Il problema dei media occidentali in Africa è un problema antico e si può sintetizzare in una sola parola: colonialismo. Continuamente, emergono polemiche molto accese in Africa sul modo che i media occidentali hanno di rappresentare il continente africano, che spesso è raccontato come un buco nero di sofferenze, malattie, guerre e carestie, un luogo di dolore senza speranza verso il quale l’unica arma che abbiamo noi spettatori è il whitesaviourism o aprire il portafogli alle raccolte fondi di Natale, quando agli spettatori europei e nordamericani viene sbattuto in faccia che lo smartphone che comprano ai loro figli causa sofferenza a chi estrae i minerali. Una sofferenza che si lenisce con una donazione liberale di pochi euro al conto corrente dedicato.

Questo problema della narrazione, della visione che i media occidentali hanno da sempre verso l’Africa, si somma a quello dei contenuti, che sono distanti da un pubblico africano il quale, di fronte a un panorama mediatico che offre tanto di nuovo, preferisce guardarsi attorno.

La disinformazione sull’Africa è stata, e lo è ancora, un’industria importante per i media in occidente, dove per descrivere l’Africa si usa ancora un vocabolario fatto di metafore e luoghi comuni: se è vero, com’è vero, che la maggior parte degli occidentali non ha mai visitato l’Africa e potrebbe non visitare mai il continente, altrettanto vero è che il pubblico europeo ha un’immagine chiara dell’Africa nel suo immaginario: inefficienza, corruzione, violenza, povertà, carestia, guerre tribali, incompetenza e, quando va bene, “ritmo nel sangue” e “cibo africano”. Sono immagini che affondano le loro radici più profonde nella storia che lega schiavitù e colonialismo, in una relazione di subalternità che da sempre l’Europa ha imposto all’Africa: paternalismo e razzismo, un racconto che spesso ha colpevolizzato le vittime deviando l’attenzione da ogni altra responsabilità.
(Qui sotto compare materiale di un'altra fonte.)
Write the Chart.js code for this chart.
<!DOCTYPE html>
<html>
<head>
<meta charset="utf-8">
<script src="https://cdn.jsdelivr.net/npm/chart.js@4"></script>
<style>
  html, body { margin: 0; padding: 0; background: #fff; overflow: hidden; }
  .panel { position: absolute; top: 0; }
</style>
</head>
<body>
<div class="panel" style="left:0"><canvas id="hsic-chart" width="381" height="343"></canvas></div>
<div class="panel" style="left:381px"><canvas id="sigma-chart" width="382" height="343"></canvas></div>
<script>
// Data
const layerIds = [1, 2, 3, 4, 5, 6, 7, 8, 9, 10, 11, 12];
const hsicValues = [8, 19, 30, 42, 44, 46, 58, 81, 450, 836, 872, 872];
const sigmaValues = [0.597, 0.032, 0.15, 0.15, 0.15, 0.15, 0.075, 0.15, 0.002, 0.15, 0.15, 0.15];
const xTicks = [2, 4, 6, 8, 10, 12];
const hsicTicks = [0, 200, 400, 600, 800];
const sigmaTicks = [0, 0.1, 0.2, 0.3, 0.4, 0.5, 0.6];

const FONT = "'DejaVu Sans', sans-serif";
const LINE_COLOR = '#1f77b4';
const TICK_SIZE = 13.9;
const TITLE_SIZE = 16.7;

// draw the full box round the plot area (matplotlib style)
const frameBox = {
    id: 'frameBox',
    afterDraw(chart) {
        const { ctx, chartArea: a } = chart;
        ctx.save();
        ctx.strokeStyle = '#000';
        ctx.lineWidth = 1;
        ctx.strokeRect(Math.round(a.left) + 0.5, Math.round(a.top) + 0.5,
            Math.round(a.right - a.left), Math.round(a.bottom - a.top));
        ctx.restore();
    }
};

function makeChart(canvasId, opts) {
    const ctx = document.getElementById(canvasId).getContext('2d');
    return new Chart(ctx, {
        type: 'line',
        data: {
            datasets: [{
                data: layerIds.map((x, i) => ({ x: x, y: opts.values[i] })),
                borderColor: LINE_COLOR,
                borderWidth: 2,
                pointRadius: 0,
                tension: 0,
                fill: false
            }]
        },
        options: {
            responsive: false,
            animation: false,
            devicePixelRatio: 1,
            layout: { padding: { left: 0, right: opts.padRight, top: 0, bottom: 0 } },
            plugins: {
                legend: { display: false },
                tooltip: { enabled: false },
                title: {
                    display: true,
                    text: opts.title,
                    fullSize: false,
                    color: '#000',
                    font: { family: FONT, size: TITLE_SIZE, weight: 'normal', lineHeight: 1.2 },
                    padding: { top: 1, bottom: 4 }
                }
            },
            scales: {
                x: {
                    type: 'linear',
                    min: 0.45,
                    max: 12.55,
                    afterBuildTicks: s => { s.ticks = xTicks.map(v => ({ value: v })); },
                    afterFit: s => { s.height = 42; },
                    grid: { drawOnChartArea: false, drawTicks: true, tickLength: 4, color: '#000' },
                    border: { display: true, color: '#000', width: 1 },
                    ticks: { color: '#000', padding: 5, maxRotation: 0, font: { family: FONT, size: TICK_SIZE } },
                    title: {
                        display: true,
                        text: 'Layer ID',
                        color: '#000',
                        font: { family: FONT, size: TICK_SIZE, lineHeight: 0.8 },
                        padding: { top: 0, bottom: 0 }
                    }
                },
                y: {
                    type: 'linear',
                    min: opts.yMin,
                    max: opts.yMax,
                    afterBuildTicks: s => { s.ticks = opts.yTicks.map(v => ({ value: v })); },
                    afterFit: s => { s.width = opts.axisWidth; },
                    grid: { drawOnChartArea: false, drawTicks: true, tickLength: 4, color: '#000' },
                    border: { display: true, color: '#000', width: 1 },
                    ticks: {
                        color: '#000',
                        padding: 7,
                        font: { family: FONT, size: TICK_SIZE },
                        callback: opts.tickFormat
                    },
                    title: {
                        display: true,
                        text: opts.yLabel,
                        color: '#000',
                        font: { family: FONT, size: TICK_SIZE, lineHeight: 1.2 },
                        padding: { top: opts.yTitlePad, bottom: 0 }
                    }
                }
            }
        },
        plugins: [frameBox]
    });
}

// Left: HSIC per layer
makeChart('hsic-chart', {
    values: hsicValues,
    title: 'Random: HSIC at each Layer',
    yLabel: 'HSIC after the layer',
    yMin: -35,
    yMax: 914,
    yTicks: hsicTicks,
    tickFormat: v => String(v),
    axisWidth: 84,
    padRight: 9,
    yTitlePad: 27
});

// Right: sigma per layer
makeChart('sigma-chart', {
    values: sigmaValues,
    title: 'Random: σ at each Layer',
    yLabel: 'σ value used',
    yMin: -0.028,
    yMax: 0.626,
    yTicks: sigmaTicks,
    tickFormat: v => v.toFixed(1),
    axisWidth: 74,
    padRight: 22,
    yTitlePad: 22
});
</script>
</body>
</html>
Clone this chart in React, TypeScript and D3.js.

In tal senso, il mondo dei media occidentali non è mai riuscito a fare un vero balzo in avanti nel suo raccontare l’Africa post-coloniale e il problema è che nel mondo dei media occidentali si dibatte di questo dalla fine degli anni Ottanta.

Senza l’Africa, France Medias è in crisi?

Secondo il rapporto del gruppo France Medias, il pubblico complessivo del gruppo editoriale è comunque cresciuto, passando da 207 milioni di persone nel 2019 a 255,5 milioni nel 2023 ma l’importanza del continente africano resta fondamentale per la tenuta del gruppo: nel 2023 solo l’Africa francofona ha rappresentato più della metà del pubblico di Rfi (33 milioni di ascoltatori stimati), mentre l’Africa è “il primo bacino di ascolto, con 46,8 milioni di ascoltatori nel 2023” di France24: si tratta di oltre 60 milioni di ascoltatori per le radio di informazione francesi nella sola Africa occidentale, un quarto del suo pubblico totale nel 2023 che, visto il contesto di crisi della francofonia in Africa, va in qualche modo trattenuto o rischia di disperdersi velocemente.

Per fidelizzare il pubblico africano, France Médias Monde sembra determinata a resistere alla guerra dell’informazione condotta dalla Russia e dai suoi media in Africa: il gruppo francese ha annunciato che intende essere più trasparente circa il modo in cui i suoi giornalisti lavorano nel continente, così da ispirare maggiore fiducia, e saranno create redazioni locali che si dedicheranno a pubblicazioni in lingue locali, rafforzando così la cooperazione con i giornalisti africani. Tuttavia, per fare queste cose occorrono risorse che attualmente il gruppo editoriale Fmm non ha: per il 2028, ad esempio, il gruppo ha previsto un fabbisogno di 292 milioni di euro per le sue attività. In un contesto in cui il governo francese mostra la volontà di ridurre i finanziamenti alla radiodiffusione pubblica, questo potrebbe rappresentare un problema per il gruppo editoriale.

Il vuoto africano lasciato suo malgrado da France Medias non è destinato a restare tale a lungo.